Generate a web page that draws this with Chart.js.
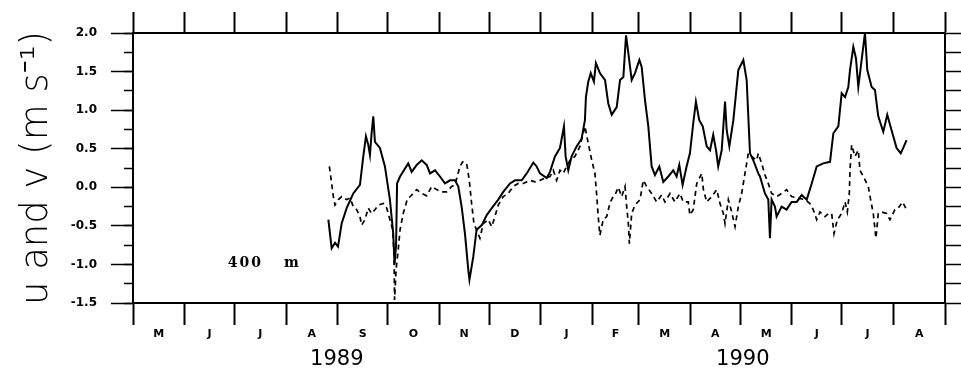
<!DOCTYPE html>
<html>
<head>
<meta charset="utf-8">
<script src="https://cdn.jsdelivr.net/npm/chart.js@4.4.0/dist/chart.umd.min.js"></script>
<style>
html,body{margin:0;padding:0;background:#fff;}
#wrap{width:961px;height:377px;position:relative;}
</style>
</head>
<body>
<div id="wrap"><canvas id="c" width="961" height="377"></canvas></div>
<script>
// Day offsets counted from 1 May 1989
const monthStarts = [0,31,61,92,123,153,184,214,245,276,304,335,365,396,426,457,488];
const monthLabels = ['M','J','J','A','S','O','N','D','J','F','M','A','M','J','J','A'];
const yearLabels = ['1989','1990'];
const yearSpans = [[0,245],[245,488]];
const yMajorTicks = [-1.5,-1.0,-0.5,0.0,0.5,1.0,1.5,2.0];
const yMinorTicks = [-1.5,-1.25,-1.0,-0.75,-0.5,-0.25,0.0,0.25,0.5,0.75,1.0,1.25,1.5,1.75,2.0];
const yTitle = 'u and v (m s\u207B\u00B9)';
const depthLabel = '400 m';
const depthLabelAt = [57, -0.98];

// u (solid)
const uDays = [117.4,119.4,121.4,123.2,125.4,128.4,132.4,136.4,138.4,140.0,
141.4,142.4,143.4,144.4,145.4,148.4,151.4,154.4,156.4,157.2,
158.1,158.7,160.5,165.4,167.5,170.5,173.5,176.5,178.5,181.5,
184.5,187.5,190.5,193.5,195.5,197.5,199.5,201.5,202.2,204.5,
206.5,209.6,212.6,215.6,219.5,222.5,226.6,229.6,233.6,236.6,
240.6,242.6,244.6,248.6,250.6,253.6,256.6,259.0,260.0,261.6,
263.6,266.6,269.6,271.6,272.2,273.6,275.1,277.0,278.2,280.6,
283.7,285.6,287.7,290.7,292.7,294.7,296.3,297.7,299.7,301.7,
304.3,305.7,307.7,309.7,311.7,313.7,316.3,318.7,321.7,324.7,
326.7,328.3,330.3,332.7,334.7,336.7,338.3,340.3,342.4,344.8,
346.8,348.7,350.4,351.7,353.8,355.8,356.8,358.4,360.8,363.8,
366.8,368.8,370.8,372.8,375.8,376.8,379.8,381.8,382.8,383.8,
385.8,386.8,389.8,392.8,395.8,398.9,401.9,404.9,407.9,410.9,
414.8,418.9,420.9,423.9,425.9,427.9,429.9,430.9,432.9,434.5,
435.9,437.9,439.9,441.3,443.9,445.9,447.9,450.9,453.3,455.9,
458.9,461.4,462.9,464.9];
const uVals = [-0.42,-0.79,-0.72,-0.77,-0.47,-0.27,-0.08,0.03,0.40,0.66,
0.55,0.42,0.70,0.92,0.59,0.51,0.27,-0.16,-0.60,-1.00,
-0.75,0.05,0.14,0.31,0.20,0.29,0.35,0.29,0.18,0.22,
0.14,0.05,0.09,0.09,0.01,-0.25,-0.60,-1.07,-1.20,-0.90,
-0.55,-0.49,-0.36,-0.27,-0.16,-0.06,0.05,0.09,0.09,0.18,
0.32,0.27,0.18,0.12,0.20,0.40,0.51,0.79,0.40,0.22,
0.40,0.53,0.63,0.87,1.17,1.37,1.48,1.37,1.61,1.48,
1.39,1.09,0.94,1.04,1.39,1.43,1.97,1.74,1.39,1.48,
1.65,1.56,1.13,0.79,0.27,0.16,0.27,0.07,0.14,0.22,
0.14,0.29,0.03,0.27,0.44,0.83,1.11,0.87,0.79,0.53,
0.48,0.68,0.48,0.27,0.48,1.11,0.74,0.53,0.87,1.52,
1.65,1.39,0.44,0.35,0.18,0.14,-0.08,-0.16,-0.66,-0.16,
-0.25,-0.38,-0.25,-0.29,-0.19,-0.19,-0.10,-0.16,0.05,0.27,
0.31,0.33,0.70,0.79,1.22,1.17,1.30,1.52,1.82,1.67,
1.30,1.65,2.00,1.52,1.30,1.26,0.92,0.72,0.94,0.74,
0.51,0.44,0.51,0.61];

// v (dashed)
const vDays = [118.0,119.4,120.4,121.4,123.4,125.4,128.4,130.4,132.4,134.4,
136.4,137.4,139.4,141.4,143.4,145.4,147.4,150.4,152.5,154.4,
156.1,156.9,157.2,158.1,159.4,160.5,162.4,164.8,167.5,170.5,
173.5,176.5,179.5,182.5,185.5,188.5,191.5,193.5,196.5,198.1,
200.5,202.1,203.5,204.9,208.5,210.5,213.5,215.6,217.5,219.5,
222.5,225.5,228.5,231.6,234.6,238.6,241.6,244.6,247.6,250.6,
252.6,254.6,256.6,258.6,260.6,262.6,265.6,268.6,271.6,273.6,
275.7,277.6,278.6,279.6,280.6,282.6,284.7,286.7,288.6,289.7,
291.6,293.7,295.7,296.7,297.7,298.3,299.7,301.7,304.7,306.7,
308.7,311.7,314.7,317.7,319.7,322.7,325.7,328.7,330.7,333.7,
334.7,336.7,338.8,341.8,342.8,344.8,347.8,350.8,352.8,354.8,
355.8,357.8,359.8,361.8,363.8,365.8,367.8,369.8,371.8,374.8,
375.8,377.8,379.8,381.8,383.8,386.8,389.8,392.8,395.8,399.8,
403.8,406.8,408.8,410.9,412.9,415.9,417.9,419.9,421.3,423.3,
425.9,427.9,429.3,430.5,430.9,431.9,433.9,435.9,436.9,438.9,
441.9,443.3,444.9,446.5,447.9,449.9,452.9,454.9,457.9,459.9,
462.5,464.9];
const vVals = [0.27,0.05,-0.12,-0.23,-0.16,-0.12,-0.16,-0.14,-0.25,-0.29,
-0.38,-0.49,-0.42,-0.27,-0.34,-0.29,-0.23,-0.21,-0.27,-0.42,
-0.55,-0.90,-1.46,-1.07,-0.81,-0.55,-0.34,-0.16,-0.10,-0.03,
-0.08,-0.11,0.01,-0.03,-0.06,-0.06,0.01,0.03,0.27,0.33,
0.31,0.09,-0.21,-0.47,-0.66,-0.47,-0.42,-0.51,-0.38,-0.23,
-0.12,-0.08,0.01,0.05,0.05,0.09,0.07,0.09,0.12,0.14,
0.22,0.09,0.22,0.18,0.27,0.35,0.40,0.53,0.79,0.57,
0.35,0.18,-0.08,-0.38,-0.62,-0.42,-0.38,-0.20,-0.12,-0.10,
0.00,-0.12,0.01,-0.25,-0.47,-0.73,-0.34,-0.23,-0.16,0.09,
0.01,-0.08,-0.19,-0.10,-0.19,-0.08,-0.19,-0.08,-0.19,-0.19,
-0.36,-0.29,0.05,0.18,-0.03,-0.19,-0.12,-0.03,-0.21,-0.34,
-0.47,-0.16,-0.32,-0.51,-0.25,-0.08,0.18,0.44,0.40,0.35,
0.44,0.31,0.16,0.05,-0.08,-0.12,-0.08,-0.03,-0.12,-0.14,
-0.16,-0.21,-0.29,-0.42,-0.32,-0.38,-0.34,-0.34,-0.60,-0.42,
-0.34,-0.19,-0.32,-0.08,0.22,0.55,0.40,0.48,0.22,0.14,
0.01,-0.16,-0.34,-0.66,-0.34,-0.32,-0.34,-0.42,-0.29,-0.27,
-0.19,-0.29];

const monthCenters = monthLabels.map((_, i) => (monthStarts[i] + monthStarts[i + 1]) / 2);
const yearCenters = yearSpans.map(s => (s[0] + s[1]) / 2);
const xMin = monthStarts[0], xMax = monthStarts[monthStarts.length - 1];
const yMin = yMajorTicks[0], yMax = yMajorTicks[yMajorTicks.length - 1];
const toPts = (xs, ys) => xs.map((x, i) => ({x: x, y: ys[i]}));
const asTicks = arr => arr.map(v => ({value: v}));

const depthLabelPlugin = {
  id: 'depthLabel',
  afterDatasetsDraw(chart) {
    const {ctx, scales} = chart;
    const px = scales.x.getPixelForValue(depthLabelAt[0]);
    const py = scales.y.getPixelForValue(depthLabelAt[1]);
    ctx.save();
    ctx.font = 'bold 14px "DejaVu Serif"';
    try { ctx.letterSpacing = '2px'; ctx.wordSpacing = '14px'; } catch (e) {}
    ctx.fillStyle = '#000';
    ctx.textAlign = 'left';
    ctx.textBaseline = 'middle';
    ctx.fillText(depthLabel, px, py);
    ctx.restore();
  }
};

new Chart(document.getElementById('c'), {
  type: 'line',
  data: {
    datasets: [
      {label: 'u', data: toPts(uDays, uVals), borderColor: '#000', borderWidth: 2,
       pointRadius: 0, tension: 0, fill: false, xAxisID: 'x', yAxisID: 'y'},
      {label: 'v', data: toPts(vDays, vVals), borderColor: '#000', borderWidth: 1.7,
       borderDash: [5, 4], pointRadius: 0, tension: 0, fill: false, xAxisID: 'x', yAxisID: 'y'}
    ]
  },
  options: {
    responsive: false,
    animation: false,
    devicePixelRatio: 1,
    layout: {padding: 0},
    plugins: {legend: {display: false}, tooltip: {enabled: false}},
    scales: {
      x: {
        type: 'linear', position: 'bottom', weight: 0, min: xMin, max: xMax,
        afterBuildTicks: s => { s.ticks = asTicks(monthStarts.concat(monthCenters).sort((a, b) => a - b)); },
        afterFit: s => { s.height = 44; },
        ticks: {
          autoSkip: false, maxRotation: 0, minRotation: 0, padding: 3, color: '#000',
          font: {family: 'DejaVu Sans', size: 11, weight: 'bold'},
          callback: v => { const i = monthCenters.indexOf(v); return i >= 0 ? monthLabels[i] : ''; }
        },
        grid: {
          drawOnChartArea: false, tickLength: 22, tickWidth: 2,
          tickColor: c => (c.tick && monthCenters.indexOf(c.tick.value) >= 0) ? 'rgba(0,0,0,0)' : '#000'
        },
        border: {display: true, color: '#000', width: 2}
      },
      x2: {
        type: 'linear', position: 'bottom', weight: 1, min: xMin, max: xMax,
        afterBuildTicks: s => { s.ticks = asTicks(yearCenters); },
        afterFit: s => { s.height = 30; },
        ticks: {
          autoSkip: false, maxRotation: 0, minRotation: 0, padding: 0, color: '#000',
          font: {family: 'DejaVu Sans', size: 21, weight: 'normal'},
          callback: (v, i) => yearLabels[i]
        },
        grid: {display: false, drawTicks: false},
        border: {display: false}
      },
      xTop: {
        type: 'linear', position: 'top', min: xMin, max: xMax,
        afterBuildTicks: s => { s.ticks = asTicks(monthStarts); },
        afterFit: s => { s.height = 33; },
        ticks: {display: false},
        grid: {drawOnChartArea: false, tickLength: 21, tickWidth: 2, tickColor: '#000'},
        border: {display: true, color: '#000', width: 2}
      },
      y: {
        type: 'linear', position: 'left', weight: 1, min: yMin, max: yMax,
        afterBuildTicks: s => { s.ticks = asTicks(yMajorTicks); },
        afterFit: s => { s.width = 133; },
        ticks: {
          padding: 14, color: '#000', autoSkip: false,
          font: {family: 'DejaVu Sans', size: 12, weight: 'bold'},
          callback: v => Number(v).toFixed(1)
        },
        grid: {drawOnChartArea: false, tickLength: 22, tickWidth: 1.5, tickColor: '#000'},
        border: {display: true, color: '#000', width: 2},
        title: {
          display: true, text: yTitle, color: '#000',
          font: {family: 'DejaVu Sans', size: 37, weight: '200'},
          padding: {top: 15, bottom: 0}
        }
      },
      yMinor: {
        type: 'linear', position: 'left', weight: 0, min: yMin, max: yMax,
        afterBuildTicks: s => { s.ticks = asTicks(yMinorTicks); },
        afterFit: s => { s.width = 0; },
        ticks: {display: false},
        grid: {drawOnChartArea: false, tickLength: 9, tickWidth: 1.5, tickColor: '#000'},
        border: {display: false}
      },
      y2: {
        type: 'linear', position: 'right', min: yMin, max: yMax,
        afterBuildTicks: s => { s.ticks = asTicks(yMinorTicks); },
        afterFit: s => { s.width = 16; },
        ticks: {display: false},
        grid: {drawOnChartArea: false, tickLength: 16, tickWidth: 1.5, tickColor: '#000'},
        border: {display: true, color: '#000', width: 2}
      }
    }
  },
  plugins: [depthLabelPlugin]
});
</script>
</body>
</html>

···

**STATED TASK**
Without the pictures, please reproduce each line of the listing above exactly, from the first one through the line bearing "const depthLabelAt = [57, -0.98];".

**EXERCISE SOLUTION**
Generate a web page that draws this with Chart.js.
<!DOCTYPE html>
<html>
<head>
<meta charset="utf-8">
<script src="https://cdn.jsdelivr.net/npm/chart.js@4.4.0/dist/chart.umd.min.js"></script>
<style>
html,body{margin:0;padding:0;background:#fff;}
#wrap{width:961px;height:377px;position:relative;}
</style>
</head>
<body>
<div id="wrap"><canvas id="c" width="961" height="377"></canvas></div>
<script>
// Day offsets counted from 1 May 1989
const monthStarts = [0,31,61,92,123,153,184,214,245,276,304,335,365,396,426,457,488];
const monthLabels = ['M','J','J','A','S','O','N','D','J','F','M','A','M','J','J','A'];
const yearLabels = ['1989','1990'];
const yearSpans = [[0,245],[245,488]];
const yMajorTicks = [-1.5,-1.0,-0.5,0.0,0.5,1.0,1.5,2.0];
const yMinorTicks = [-1.5,-1.25,-1.0,-0.75,-0.5,-0.25,0.0,0.25,0.5,0.75,1.0,1.25,1.5,1.75,2.0];
const yTitle = 'u and v (m s\u207B\u00B9)';
const depthLabel = '400 m';
const depthLabelAt = [57, -0.98];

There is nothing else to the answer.